Assad denied involvement the attack and said if the United States has evidence, Washington should produce it, CBS reported on Sunday on its news program "Face the Nation."
"There has been no evidence that I used chemical weapons against my own people," CBS reported Assad said in an interview conducted in Damascus. The report was a summary of the interview and did not contain any audio or video of Assad.
Assad said he feared an attack might degrade the Syrian military and tip the balance in the 2-1/2-year-old civil war, CBS reported.
The Syrian president also warned that if there was a military strike by the United States, there would be retaliation by those aligned with Syria, CBS said.
In London, Kerry countered Assad, saying, "The evidence speaks for itself."
McDonough, the White House chief of staff, led the administration's lobbying effort on Sunday, part of an intensive push for support that will continue on Monday when Obama sits for six network television interviews and culminate with an address to the country on Tuesday night.
"Are there consequences for a dictator who would have used those weapons to gas to death hundreds of children?
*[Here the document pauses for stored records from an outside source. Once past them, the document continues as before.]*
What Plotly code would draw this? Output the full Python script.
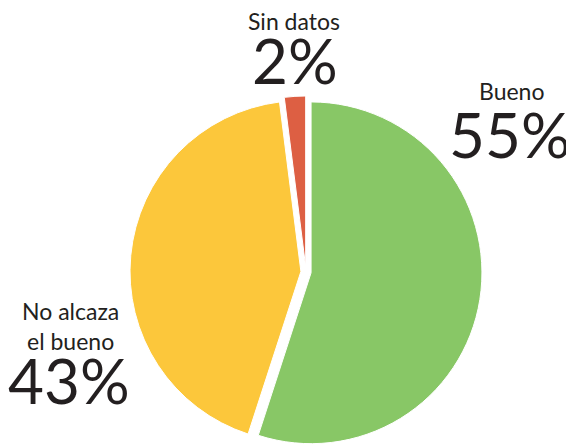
import plotly.graph_objects as go

labels = ["Bueno", "No alcaza el bueno", "Sin datos"]
values = [55, 43, 2]
colors = ["#88C766", "#FCC73B", "#DD5F43"]
label_text = ["Bueno", "No alcaza<br>el bueno", "Sin datos"]
pct_text = ["55%", "43%", "2%"]

# page body has an 8px margin, so the figure is drawn 8px smaller and offset
W, H = 566, 440
OFF = 8
pull = 0.03
cx = 306 - OFF
half = 176
fig = go.Figure(go.Pie(
    labels=labels, values=values, sort=False, direction="clockwise", rotation=0,
    marker=dict(colors=colors, line=dict(color="white", width=1)),
    pull=[pull] * 3, textinfo="none", hoverinfo="label+percent",
    domain=dict(x=[(cx - half) / W, (cx + half) / W], y=[0, 2 * half / H]),
))

txt = "#231F20"
small = dict(family="Lato", size=23, color=txt)
big = dict(family="Lato", size=62, color=txt)
# (x, y) centres in reference pixels
label_pos = [(511, 91.5), (70, 325.5), (294, 21)]
pct_pos = [(510, 134.5), (69, 380), (295.5, 60)]

anns = []
for (x, y), t in zip(label_pos, label_text):
    anns.append(dict(x=(x - OFF) / W, y=1 - (y - OFF) / H, text=t, font=small))
for (x, y), t in zip(pct_pos, pct_text):
    anns.append(dict(x=(x - OFF) / W, y=1 - (y - OFF) / H, text=t, font=big, height=56))
for a in anns:
    a.update(xref="paper", yref="paper", showarrow=False, xanchor="center", yanchor="middle")

fig.update_layout(
    width=W, height=H, margin=dict(l=0, r=0, t=0, b=0),
    paper_bgcolor="white", plot_bgcolor="white", showlegend=False,
    annotations=anns,
)
fig.write_html("out.html")
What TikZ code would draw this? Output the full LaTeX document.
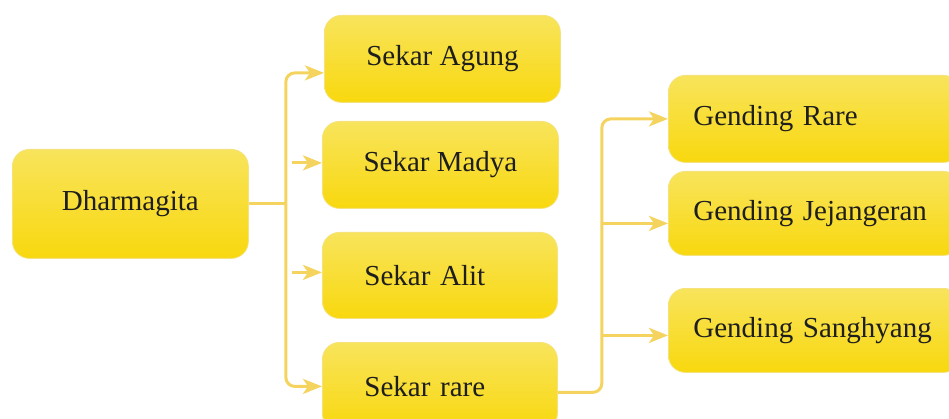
\documentclass[tikz,border=0pt]{standalone}
\usepackage{fontspec}
\setmainfont{Liberation Serif}
\usetikzlibrary{arrows.meta,positioning,calc}
\definecolor{boxtop}{HTML}{F8E45C}
\definecolor{boxmid}{HTML}{FAE60C}
\definecolor{boxbot}{HTML}{F8D80E}
\definecolor{boxedge}{HTML}{F6E27C}
\definecolor{linkcol}{HTML}{F4D45E}
\definecolor{ink}{HTML}{1E1E1E}
\tikzset{
  yelbox/.style={draw=boxedge,line width=0.8pt,rounded corners=17pt,
                 top color=boxtop,middle color=boxmid,bottom color=boxbot,
                 minimum height=#1,anchor=north west,inner sep=0pt,
                 font=\fontsize{29}{34}\selectfont,text=ink},
  yelbox/.default=87pt,
  sekar/.style={yelbox=#1,minimum width=236pt,align=center},
  sekar/.default=87pt,
  sekarleft/.style={yelbox=#1,text width=151pt,inner xsep=42pt,align=left},
  sekarleft/.default=87pt,
  gending/.style={yelbox=#1,text width=242pt,inner xsep=25pt,align=left},
  gending/.default=84pt,
  link/.style={draw=linkcol,line width=3pt},
  arr/.style={link,-{Stealth[length=19pt,width=15pt,inset=5pt]}}
}

\begin{document}
\begin{tikzpicture}[x=1pt,y=-1pt]
  \useasboundingbox (0,0) rectangle (949,419);
  \clip (0,0) rectangle (949,419);

  % boxes
  \node[sekar=109pt] (dharma) at (12,149) {Dharmagita};
  \node[sekar] (agung) at (324,15) {Sekar Agung};
  \node[sekar] (madya) at (322,121) {Sekar Madya};
  \node[sekarleft=86pt] (alit) at (322,232) {Sekar Alit};
  \node[sekarleft=88pt] (rare) at (322,342) {Sekar rare};
  \node[gending=87pt] (grare) at (668,75) {Gending Rare};
  \node[gending] (gjej) at (668,171) {Gending Jejangeran};
  \node[gending] (gsang) at (668,288) {Gending Sanghyang};

  % left fork
  \coordinate (fork) at ($(dharma.east)+(37,0)$);
  \draw[link] (dharma.east) -- (fork);
  \draw[arr,rounded corners=9pt] (fork) |- ($(agung.west)+(0,14)$);
  \draw[arr,rounded corners=9pt] (fork) |- (rare.west);
  \draw[arr] ($(fork |- madya.west)+(6,-2)$) -- ($(madya.west)+(0,-2)$);
  \draw[arr] ($(fork |- alit.west)+(6,-3)$) -- ($(alit.west)+(0,-3)$);

  % right fork
  \coordinate (low) at ($(rare.east)+(0,6)$);
  \coordinate (fork2) at ($(low)+(44,0)$);
  \draw[arr,rounded corners=9pt] (low) -- (fork2) |- (grare.west);
  \draw[arr] ($(fork2 |- gjej.west)+(0,10)$) -- ($(gjej.west)+(0,10)$);
  \draw[arr] ($(fork2 |- gsang.west)+(0,5)$) -- ($(gsang.west)+(0,5)$);
\end{tikzpicture}
\end{document}
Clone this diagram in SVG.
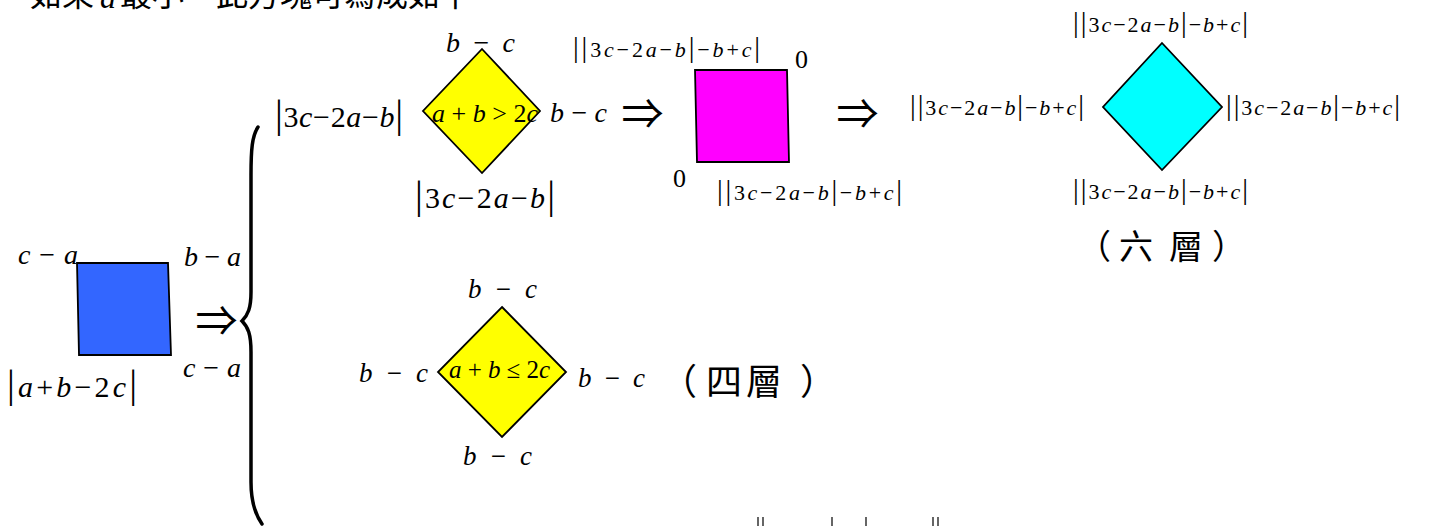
<svg xmlns="http://www.w3.org/2000/svg" width="1434" height="526" viewBox="0 0 1434 526">
<style>
.m{font-family:"Liberation Serif","DejaVu Serif",serif;fill:#000}
.i{font-style:italic}
.b{font-size:130%}
.cjk{font-family:"Noto Sans CJK TC","Noto Sans CJK SC",sans-serif;fill:#000}
.arr{font-family:"Noto Sans CJK JP","Noto Sans CJK TC","DejaVu Serif",sans-serif;font-size:42px;text-anchor:middle;fill:#000}
.shape{stroke:#000;stroke-width:1.8;stroke-linejoin:miter}
.s22{font-size:22px}.s24{font-size:24px}.s25{font-size:25px}.s26{font-size:26px}.s27{font-size:27px}.s28{font-size:28px}.s30{font-size:30px}
</style>
<rect width="1434" height="526" fill="#fff"/>

<g id="heading">
<text class="cjk" x="30" y="6" font-size="32">如果</text>
<text class="m i" x="100" y="8" font-size="32">a</text>
<text class="cjk" x="120" y="6" font-size="32">最小</text>
<text class="cjk" x="216" y="6" font-size="32">此方塊可寫成如下</text>
</g>

<g id="connectors">
<path d="M258,127 C252,136 251,150 251,175 L251,292 C251,308 248,315 242,321 C248,327 251,334 251,352 L251,482 C251,502 255,514 262,524" fill="none" stroke="#000" stroke-width="3.5" stroke-linecap="round"/>
<text class="arr" x="216.5" y="336">⇒</text>
<text class="arr" x="642.5" y="129">⇒</text>
<text class="arr" x="857.5" y="129">⇒</text>
</g>

<g id="sq-blue">
<polygon class="shape" points="77,263 168,263 171,355 79,355" fill="#3366FF"/>
<text class="m s28" x="18" y="264" textLength="60" lengthAdjust="spacing"><tspan class="i">c</tspan> − <tspan class="i">a</tspan></text>
<text class="m s28" x="184" y="266" textLength="57" lengthAdjust="spacing"><tspan class="i">b</tspan> − <tspan class="i">a</tspan></text>
<text class="m s28" x="183" y="377" textLength="58" lengthAdjust="spacing"><tspan class="i">c</tspan> − <tspan class="i">a</tspan></text>
<text class="m s30" x="7" y="397" textLength="130" lengthAdjust="spacing"><tspan class="b">|</tspan><tspan class="i">a</tspan>+<tspan class="i">b</tspan>−2<tspan class="i">c</tspan><tspan class="b">|</tspan></text>
</g>

<g id="dia-top">
<polygon class="shape" points="482,49 540,111 482,173 423,111" fill="#FFFF00"/>
<text class="m s28" x="446" y="52" textLength="69" lengthAdjust="spacing"><tspan class="i">b</tspan> − <tspan class="i">c</tspan></text>
<text class="m s30" x="275" y="127" textLength="128" lengthAdjust="spacing"><tspan class="b">|</tspan>3<tspan class="i">c</tspan>−2<tspan class="i">a</tspan>−<tspan class="i">b</tspan><tspan class="b">|</tspan></text>
<text class="m s26" x="432" y="122" textLength="106" lengthAdjust="spacing"><tspan class="i">a</tspan> + <tspan class="i">b</tspan> &gt; 2<tspan class="i">c</tspan></text>
<text class="m s28" x="550" y="122" textLength="57" lengthAdjust="spacing"><tspan class="i">b</tspan> − <tspan class="i">c</tspan></text>
<text class="m s30" x="415" y="208" textLength="140" lengthAdjust="spacing"><tspan class="b">|</tspan>3<tspan class="i">c</tspan>−2<tspan class="i">a</tspan>−<tspan class="i">b</tspan><tspan class="b">|</tspan></text>
</g>

<g id="sq-magenta">
<polygon class="shape" points="695,70 787,70 789,162 697,162" fill="#FF00FF"/>
<text class="m s22" x="573" y="57" textLength="187" lengthAdjust="spacing"><tspan class="b">||</tspan>3<tspan class="i">c</tspan>−2<tspan class="i">a</tspan>−<tspan class="i">b</tspan><tspan class="b">|</tspan>−<tspan class="i">b</tspan>+<tspan class="i">c</tspan><tspan class="b">|</tspan></text>
<text class="m s26" x="795" y="68">0</text>
<text class="m s26" x="673" y="187">0</text>
<text class="m s22" x="717" y="200" textLength="185" lengthAdjust="spacing"><tspan class="b">||</tspan>3<tspan class="i">c</tspan>−2<tspan class="i">a</tspan>−<tspan class="i">b</tspan><tspan class="b">|</tspan>−<tspan class="i">b</tspan>+<tspan class="i">c</tspan><tspan class="b">|</tspan></text>
</g>

<g id="dia-cyan">
<polygon class="shape" points="1162,43 1222,107 1162,170 1103,107" fill="#00FFFF"/>
<text class="m s22" x="1073" y="32" textLength="175" lengthAdjust="spacing"><tspan class="b">||</tspan>3<tspan class="i">c</tspan>−2<tspan class="i">a</tspan>−<tspan class="i">b</tspan><tspan class="b">|</tspan>−<tspan class="i">b</tspan>+<tspan class="i">c</tspan><tspan class="b">|</tspan></text>
<text class="m s22" x="910" y="115" textLength="174" lengthAdjust="spacing"><tspan class="b">||</tspan>3<tspan class="i">c</tspan>−2<tspan class="i">a</tspan>−<tspan class="i">b</tspan><tspan class="b">|</tspan>−<tspan class="i">b</tspan>+<tspan class="i">c</tspan><tspan class="b">|</tspan></text>
<text class="m s22" x="1226" y="115" textLength="174" lengthAdjust="spacing"><tspan class="b">||</tspan>3<tspan class="i">c</tspan>−2<tspan class="i">a</tspan>−<tspan class="i">b</tspan><tspan class="b">|</tspan>−<tspan class="i">b</tspan>+<tspan class="i">c</tspan><tspan class="b">|</tspan></text>
<text class="m s22" x="1073" y="199" textLength="175" lengthAdjust="spacing"><tspan class="b">||</tspan>3<tspan class="i">c</tspan>−2<tspan class="i">a</tspan>−<tspan class="i">b</tspan><tspan class="b">|</tspan>−<tspan class="i">b</tspan>+<tspan class="i">c</tspan><tspan class="b">|</tspan></text>
<text class="cjk" x="1077 1119 1169 1212" y="259" font-size="34">（六層）</text>
</g>

<g id="dia-low">
<polygon class="shape" points="502,307 566,372 502,437 438,372" fill="#FFFF00"/>
<text class="m s27" x="468" y="298" textLength="69" lengthAdjust="spacing"><tspan class="i">b</tspan> − <tspan class="i">c</tspan></text>
<text class="m s27" x="359" y="382" textLength="69" lengthAdjust="spacing"><tspan class="i">b</tspan> − <tspan class="i">c</tspan></text>
<text class="m s25" x="449" y="378" textLength="101" lengthAdjust="spacing"><tspan class="i">a</tspan> + <tspan class="i">b</tspan> ≤ 2<tspan class="i">c</tspan></text>
<text class="m s27" x="578" y="387" textLength="67" lengthAdjust="spacing"><tspan class="i">b</tspan> − <tspan class="i">c</tspan></text>
<text class="m s27" x="463" y="465" textLength="69" lengthAdjust="spacing"><tspan class="i">b</tspan> − <tspan class="i">c</tspan></text>
<text class="cjk" x="661 706 746 800" y="395" font-size="36">（四層）</text>
</g>

<g id="cut-bars">
<path d="M758,517V526M763,517V526M832,517V526M866,517V526M933,517V526M938,517V526" stroke="#000" stroke-width="1.2"/>
</g>
</svg>
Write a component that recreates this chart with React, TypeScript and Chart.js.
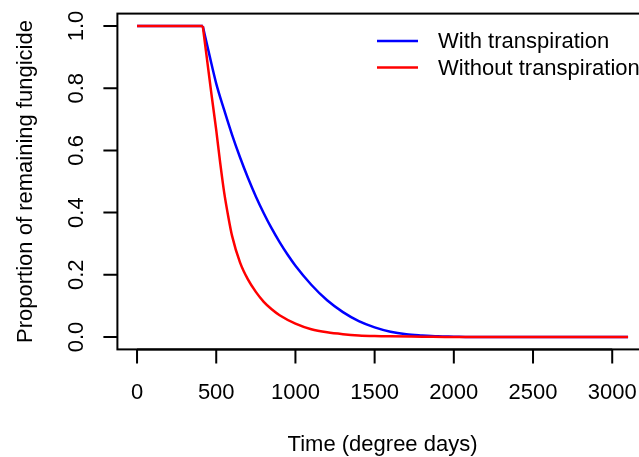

The answer to that question ... will be followed closely in Damascus, but will also be followed closely in Tehran, among Lebanese Hezbollah, and others. So this is a very important week," McDonough said on the "Fox News Sunday" program.
While Mike Rogers, Republican chairman of the House Intelligence Committee, is a supporter of the strikes, he said Obama had made "a hash" of his argument to punish Assad.
"It's very clear he's lost support in the last week," Rogers said on CBS' "Face the Nation." He said Obama should have called Congress back from its summer break for classified briefings on the proposed strikes, and the administration needed to "regroup."
"The president hasn't made the case," Rogers said.
Congressional surveys make it clear Obama has a difficult task. A Washington Post vote count showed 223 House members either against or leaning against authorising the use of military force in Syria. That is more than the 217 needed to block the resolution.
The White House has said the president could go ahead with a military strike without congressional authorisation, but has not said he would do so.
French President Francois Hollande, increasingly under pressure at home and among European partners to seek a UN mandate before any military intervention in Syria, on Saturday suggested he could seek a UN resolution despite previous Russian and Chinese vetoes.
UN inspectors are likely to hand in their report later this week roughly at the same time as the US Congress votes on military action. The United Nations has said the inspectors will only determine whether gas was used, not who was responsible for its use.
The top US diplomat met in Paris with Arab ministers, including from Saudi Arabia, Egypt, Qatar and the United Arab Emirates, following talks in Lithuania with European foreign ministers, who blamed the attack in Syria on Assad but refused to endorse military action.
Iran's new foreign minister, Mohammad Javad Zarif, warned the United States that it would ignite a fire across the Middle East if it attacks Syria.
Underscoring the dangers of the Syrian conflict spreading beyond its borders, an Israeli official said on Sunday the United States would notify Israel hours in advance of an attack on Syria.
While formally on the sidelines of the Syrian crisis, Israel fears coming under reprisals from its northern foe should the United States launch strikes to punish Damascus.
Syrian brigade and division commanders had been asking the Presidential Palace to allow them to use chemical weapons, according to radio messages intercepted by German spies, but permission had always been denied, the newspaper Bild am Sonntag said.
This could mean Assad may not have personally approved the attack, intelligence officers suggested.